The complete SPL2 module for auditing the data in the personnel index is as follows:

type emp_id = int WHERE ($value > 100000) AND ($value <= 999999)

type emp_type = string WHERE $value IN ("Full-time", "Part-time", "Contractor", "Intern")

$validate_fields = | from $personnel 
| eval employee_check = if(employee IS emp_id, "valid", "invalid")
| eval name_check = if(isstr(name), "valid", "invalid")
| eval type_check = if(type IS emp_type, "valid", "invalid")

$data_quality_report = | from $validate_fields
| eventstats count(employee_check="valid") AS valid_employee
| eventstats count(name_check="valid") AS valid_name
| eventstats count(type_check="valid") AS valid_type
| eventstats count (employee) AS total
| eval valid_employee_percent = round((valid_employee / total * 100), 2)
| eval valid_name_percent = round((valid_name / total * 100), 2)
| eval valid_type_percent = round((valid_type / total * 100), 2)

The complete SPL2 module for correcting and validating the personnel records is as follows:

type emp_id = int WHERE ($value > 100000) AND ($value <= 999999)

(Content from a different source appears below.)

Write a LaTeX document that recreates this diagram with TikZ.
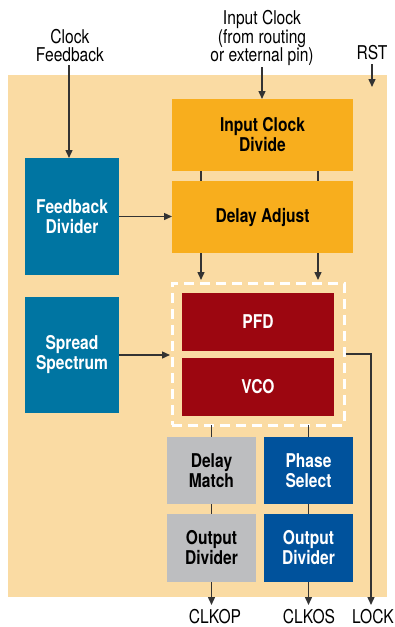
\documentclass[tikz,border=0pt]{standalone}
\usepackage{fontspec}
\setmainfont{TeX Gyre Heros}[FakeStretch=0.82]
\usetikzlibrary{arrows.meta}
\definecolor{chipbg}{HTML}{FADBA3}
\definecolor{clkorange}{HTML}{F8AE1D}
\definecolor{pllred}{HTML}{9C0610}
\definecolor{ctrlteal}{HTML}{0075A2}
\definecolor{outblue}{HTML}{00529C}
\definecolor{outgray}{HTML}{BDBEC0}
\definecolor{wirec}{HTML}{333333}
\begin{document}
\begin{tikzpicture}[x=1pt,y=-1pt,
  blk/.style={rectangle, inner sep=0pt, outer sep=0pt, align=center,
    font=\fontsize{19}{20}\selectfont\bfseries},
  orangeblk/.style={blk, fill=clkorange, text=black},
  redblk/.style={blk, fill=pllred, text=white},
  tealblk/.style={blk, fill=ctrlteal, text=white},
  blueblk/.style={blk, fill=outblue, text=white},
  grayblk/.style={blk, fill=outgray, text=black},
  lbl/.style={inner sep=0pt, outer sep=0pt, align=center,
    font=\fontsize{19}{18.5}\selectfont},
  wire/.style={draw=wirec, line width=1.4pt},
  arr/.style={wire, -{Triangle[length=8pt,width=7pt]}},
]
\useasboundingbox (0,0) rectangle (395,627);
% PLL block area
\fill[chipbg] (8,75) rectangle (387,597);

% blocks
\node[orangeblk, minimum width=181pt, minimum height=72pt] (icd) at (262.5,135) {Input Clock\\Divide};
\node[orangeblk, minimum width=181pt, minimum height=72pt] (da) at (262.5,217) {Delay Adjust};
\node[tealblk, minimum width=94pt, minimum height=117pt] (fbd) at (72,216.5) {Feedback\\Divider};
\node[tealblk, minimum width=94pt, minimum height=116pt] (ss) at (72,355) {Spread\\Spectrum};
\node[draw=white, line width=3pt, dash pattern=on 10pt off 6pt,
  inner sep=0pt, outer sep=0pt, minimum width=172pt, minimum height=142pt] (pll) at (258,354) {};
\node[redblk, minimum width=152pt, minimum height=58pt] (pfd) at (258,322) {PFD};
\node[redblk, minimum width=152pt, minimum height=58pt] (vco) at (258,387) {VCO};
\node[grayblk, minimum width=89pt, minimum height=67pt] (dm) at (211.5,470.5) {Delay\\Match};
\node[grayblk, minimum width=89pt, minimum height=68pt] (odp) at (211.5,548) {Output\\Divider};
\node[blueblk, minimum width=89pt, minimum height=67pt] (ps) at (308.5,470.5) {Phase\\Select};
\node[blueblk, minimum width=89pt, minimum height=68pt] (ods) at (308.5,548) {Output\\Divider};

% external labels
\node[lbl, anchor=south] (fbin) at (70,62) {Clock\\Feedback};
\node[lbl, anchor=south] (clkin) at (262,66) {Input Clock\\(from routing\\or external pin)};
\node[lbl, anchor=south] (rst) at (372,60) {RST};
\node[lbl, anchor=north] (clkop) at (215,609) {CLKOP};
\node[lbl, anchor=north] (clkos) at (309,609) {CLKOS};
\node[lbl, anchor=north] (lock) at (373,609) {LOCK};
\coordinate (rstend) at (372,87);

% connections
\draw[arr, shorten <=3pt] (fbd.north |- fbin.south) ++(-3,0) -- ([xshift=-3pt]fbd.north);
\draw[arr, shorten <=1pt] (clkin.south) -- (clkin.south |- icd.north);
\draw[arr, shorten <=4pt] (rst.south) -- (rstend);
\draw[wire] ([xshift=29pt]icd.south west) -- ([xshift=29pt]da.north west);
\draw[wire] ([xshift=-35pt]icd.south east) -- ([xshift=-35pt]da.north east);
\draw[arr, shorten >=3pt] ([xshift=29pt]da.south west) -- ([xshift=29pt]da.south west |- pll.north);
\draw[arr, shorten >=3pt] ([xshift=-35pt]da.south east) -- ([xshift=-35pt]da.south east |- pll.north);
\draw[arr] (fbd.east) -- (fbd.east -| da.west);
\draw[arr, shorten >=2pt] (ss.east) -- (ss.east -| pll.west);
\draw[wire] (pll.south -| dm.north) -- (dm.north);
\draw[wire] (pll.south -| ps.north) -- (ps.north);
\draw[wire] (dm.south) -- (odp.north);
\draw[wire] (ps.south) -- (ods.north);
\draw[arr, shorten >=4pt] (odp.south) -- (odp.south |- clkop.north);
\draw[arr, shorten >=4pt] (ods.south) -- (ods.south |- clkos.north);
\draw[arr, shorten >=4pt, shorten <=1.5pt] (pll.east) -| ([xshift=-2pt]lock.north);
\end{tikzpicture}
\end{document}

type emp_type = string WHERE $value IN ("Full-time", "Part-time", "Contractor", "Intern")

type personnel_record = {
    employee: emp_id,
    name: string,
    type: emp_type
}

$personnel_valid = from $personnel
| eval employee = trim(employee, "#")
| eval type = case(type = "", status, type = 
    "FTE", "Full-time",
    true, type)
| fields - status

$final_validation = from $personnel_valid
| eval record_check = if(tojson() IS personnel_record, "valid", "invalid")

By using these modules to validate and correct the data in the personnel index, and then using the pipeline shown in the Prevent invalid data from being added to the index section to ensure that only valid data is allowed into the personnel index, you have improved the consistency and correctness of the Buttercup Games personnel records and implemented safeguards to uphold this improved level of data quality indefinitely.